#### [Records for the task]
:::

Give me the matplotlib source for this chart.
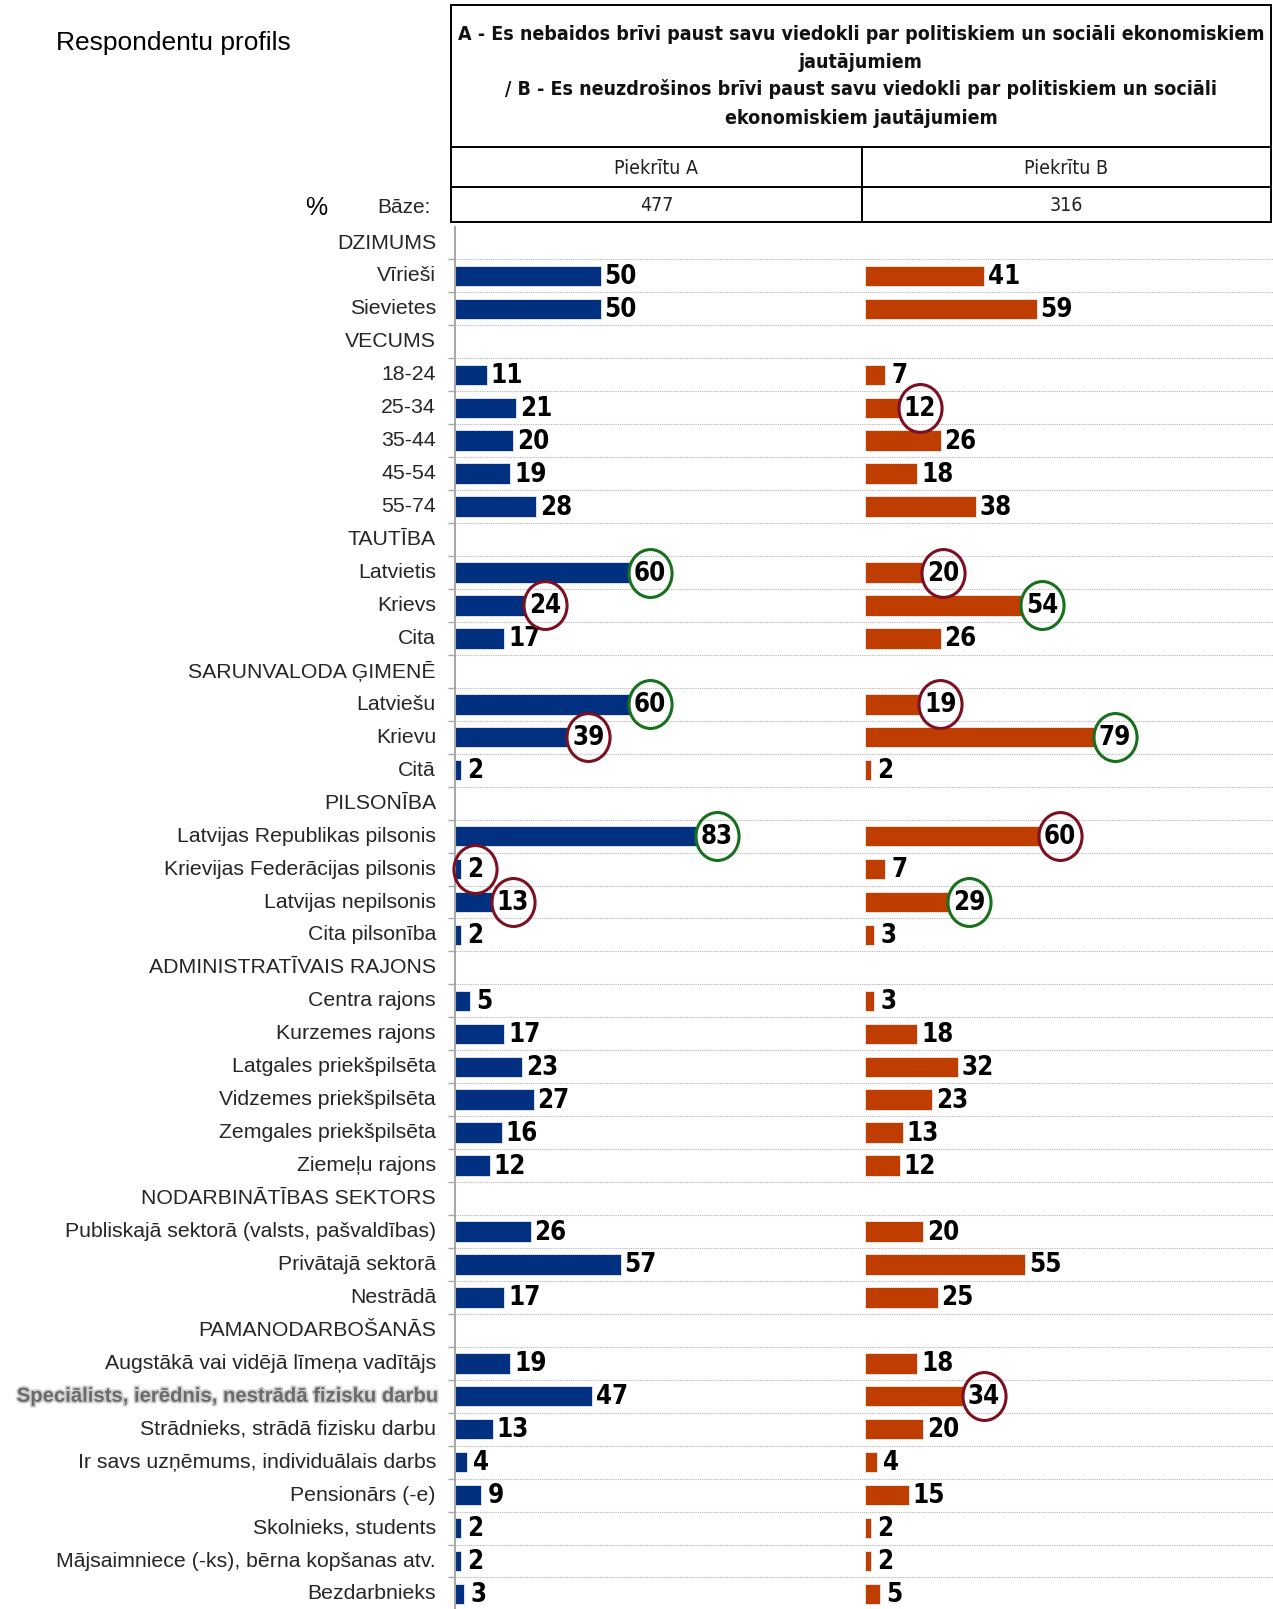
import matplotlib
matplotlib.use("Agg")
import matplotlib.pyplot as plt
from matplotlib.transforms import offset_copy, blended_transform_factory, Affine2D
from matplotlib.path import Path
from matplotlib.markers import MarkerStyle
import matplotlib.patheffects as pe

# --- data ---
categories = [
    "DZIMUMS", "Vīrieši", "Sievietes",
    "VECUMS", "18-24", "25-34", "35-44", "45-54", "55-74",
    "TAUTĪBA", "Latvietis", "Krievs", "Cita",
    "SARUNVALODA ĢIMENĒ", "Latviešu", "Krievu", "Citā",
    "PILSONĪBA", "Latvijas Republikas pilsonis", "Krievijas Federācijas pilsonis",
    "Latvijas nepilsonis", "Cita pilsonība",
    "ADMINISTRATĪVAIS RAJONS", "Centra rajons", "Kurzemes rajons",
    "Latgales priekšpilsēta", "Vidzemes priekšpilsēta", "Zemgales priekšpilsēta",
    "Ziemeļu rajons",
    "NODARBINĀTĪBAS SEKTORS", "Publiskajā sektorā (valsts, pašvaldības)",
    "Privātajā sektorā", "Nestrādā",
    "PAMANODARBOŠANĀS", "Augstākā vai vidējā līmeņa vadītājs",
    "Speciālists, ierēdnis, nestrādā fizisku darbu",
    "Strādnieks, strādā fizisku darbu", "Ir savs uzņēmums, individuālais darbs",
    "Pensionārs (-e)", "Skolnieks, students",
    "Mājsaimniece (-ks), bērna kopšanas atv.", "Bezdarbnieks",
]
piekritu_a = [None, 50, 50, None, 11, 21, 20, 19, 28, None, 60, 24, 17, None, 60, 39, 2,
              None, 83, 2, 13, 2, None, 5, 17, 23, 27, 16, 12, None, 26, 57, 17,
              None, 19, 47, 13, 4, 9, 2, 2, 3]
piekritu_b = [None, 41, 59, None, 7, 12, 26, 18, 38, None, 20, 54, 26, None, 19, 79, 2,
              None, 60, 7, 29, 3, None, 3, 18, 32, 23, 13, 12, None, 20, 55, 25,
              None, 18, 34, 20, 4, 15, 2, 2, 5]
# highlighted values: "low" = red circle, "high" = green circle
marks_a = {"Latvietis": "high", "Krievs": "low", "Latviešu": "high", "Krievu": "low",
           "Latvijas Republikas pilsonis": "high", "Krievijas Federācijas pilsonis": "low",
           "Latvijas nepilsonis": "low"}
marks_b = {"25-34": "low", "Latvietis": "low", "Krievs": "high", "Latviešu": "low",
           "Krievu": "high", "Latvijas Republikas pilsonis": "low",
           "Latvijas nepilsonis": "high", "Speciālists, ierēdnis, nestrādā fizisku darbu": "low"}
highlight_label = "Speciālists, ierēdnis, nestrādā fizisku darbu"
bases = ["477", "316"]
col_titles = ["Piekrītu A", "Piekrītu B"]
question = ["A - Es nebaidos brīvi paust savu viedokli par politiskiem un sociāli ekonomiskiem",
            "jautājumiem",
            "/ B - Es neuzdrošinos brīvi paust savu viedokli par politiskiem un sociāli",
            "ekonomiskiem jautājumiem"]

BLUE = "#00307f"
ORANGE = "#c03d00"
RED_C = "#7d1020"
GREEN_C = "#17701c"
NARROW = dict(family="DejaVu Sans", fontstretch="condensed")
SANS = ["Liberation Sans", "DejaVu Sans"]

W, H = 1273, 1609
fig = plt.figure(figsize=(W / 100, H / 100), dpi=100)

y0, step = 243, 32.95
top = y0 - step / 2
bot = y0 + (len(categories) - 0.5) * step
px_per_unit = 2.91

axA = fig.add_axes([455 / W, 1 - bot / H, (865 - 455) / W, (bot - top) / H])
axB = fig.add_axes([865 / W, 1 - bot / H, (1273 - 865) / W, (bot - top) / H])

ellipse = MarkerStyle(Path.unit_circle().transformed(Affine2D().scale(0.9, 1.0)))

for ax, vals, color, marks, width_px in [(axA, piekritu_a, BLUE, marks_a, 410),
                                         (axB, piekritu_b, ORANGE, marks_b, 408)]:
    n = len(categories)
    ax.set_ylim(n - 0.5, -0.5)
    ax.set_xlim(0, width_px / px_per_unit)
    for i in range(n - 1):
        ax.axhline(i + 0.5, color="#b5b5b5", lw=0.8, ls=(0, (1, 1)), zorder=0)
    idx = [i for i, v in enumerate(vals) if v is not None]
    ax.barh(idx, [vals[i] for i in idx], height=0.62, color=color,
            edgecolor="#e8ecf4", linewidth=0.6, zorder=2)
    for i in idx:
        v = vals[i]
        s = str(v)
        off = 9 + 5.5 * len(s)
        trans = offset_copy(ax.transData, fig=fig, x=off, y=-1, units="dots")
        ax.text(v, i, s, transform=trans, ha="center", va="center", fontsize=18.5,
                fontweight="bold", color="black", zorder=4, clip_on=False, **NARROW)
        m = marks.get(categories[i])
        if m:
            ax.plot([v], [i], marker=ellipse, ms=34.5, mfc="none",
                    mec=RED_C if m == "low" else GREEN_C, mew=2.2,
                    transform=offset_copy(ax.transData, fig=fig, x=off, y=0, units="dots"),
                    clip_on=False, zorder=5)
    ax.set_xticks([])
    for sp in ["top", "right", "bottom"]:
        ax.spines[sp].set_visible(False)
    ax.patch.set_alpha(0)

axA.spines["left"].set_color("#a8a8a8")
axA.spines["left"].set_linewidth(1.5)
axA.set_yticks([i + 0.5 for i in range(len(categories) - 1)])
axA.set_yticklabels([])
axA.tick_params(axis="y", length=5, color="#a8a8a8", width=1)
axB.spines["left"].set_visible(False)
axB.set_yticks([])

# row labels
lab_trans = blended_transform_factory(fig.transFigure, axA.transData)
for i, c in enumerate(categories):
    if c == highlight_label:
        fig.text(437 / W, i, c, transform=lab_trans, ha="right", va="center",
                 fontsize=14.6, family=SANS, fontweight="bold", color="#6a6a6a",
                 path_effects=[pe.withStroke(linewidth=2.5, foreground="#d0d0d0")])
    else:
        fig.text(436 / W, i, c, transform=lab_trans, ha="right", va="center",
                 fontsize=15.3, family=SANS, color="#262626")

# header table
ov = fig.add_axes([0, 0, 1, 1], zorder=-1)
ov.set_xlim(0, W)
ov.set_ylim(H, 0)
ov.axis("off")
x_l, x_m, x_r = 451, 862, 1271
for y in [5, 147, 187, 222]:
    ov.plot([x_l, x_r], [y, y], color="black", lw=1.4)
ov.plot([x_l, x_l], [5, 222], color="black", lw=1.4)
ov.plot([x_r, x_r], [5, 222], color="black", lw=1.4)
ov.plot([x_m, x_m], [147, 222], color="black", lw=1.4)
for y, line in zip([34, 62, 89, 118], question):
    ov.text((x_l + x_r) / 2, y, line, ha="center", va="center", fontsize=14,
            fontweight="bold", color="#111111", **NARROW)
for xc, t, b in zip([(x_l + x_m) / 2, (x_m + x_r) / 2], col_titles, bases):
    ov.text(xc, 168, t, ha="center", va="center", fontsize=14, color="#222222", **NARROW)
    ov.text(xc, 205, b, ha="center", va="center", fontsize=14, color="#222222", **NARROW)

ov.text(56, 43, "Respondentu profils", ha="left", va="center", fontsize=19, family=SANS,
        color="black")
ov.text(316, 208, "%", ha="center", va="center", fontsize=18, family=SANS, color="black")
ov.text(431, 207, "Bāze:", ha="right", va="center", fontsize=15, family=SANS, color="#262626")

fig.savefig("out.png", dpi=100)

:::

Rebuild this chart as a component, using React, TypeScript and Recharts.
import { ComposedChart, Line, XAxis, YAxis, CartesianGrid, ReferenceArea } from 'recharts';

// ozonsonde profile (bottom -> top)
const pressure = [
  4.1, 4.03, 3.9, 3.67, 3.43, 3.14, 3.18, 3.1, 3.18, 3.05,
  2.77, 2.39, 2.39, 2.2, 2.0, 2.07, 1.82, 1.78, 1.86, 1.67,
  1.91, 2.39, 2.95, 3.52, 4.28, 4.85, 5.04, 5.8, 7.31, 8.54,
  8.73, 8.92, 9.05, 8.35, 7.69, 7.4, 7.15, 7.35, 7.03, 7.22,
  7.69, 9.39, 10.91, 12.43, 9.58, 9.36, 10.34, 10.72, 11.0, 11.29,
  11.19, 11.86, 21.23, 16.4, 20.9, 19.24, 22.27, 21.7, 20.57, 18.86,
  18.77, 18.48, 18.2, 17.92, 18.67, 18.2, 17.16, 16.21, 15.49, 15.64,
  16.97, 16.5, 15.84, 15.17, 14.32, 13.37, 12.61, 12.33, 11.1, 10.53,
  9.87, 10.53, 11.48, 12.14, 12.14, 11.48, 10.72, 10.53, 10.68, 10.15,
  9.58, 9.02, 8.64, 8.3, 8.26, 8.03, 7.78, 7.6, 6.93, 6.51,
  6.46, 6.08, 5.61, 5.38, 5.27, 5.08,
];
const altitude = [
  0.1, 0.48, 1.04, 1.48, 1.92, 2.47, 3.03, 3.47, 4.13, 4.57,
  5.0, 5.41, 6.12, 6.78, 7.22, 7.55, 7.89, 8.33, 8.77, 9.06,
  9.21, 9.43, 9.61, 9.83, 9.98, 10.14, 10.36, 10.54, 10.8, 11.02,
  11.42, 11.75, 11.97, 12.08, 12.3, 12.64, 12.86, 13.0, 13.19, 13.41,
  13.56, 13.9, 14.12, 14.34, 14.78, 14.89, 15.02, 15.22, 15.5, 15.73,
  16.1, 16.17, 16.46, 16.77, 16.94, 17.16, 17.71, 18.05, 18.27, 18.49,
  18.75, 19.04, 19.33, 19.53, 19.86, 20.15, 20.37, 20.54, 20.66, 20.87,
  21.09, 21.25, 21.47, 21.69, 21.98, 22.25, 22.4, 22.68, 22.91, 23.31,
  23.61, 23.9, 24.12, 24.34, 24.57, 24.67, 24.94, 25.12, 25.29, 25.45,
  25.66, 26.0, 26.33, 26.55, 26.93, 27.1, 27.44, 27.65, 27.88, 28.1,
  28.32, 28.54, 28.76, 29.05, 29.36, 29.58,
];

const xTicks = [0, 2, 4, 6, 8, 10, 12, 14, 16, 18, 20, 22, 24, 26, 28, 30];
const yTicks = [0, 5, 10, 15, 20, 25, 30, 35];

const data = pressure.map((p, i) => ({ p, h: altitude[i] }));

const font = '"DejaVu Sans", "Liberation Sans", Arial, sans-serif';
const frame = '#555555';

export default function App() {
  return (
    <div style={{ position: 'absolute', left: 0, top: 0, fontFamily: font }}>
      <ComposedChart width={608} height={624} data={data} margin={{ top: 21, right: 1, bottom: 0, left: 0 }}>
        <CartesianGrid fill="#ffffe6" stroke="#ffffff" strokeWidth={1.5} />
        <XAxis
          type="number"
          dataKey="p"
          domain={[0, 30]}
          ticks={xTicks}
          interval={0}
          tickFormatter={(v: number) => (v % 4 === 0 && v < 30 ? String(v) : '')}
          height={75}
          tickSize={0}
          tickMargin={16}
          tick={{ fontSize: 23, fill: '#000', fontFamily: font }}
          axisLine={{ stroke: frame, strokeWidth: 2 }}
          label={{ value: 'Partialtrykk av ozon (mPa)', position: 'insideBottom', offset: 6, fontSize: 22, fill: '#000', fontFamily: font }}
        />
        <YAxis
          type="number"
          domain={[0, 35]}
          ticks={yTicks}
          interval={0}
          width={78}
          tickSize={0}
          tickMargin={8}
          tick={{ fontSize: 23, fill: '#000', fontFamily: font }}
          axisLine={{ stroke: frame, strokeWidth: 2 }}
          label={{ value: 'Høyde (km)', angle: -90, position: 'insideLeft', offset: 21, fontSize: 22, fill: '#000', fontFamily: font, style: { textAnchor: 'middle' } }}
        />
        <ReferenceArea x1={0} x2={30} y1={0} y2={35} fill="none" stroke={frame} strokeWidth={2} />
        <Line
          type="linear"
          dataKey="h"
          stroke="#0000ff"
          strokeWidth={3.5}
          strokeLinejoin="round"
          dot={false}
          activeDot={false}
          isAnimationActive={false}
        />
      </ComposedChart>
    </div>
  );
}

:::

#### [What to work on]
Above are some records; extract exactly the lines from the one containing "Give me the matplotlib source for this chart." through the one containing "import matplotlib.patheffects as pe" and drop the pictures.

#### [Correct response]
Give me the matplotlib source for this chart.
import matplotlib
matplotlib.use("Agg")
import matplotlib.pyplot as plt
from matplotlib.transforms import offset_copy, blended_transform_factory, Affine2D
from matplotlib.path import Path
from matplotlib.markers import MarkerStyle
import matplotlib.patheffects as pe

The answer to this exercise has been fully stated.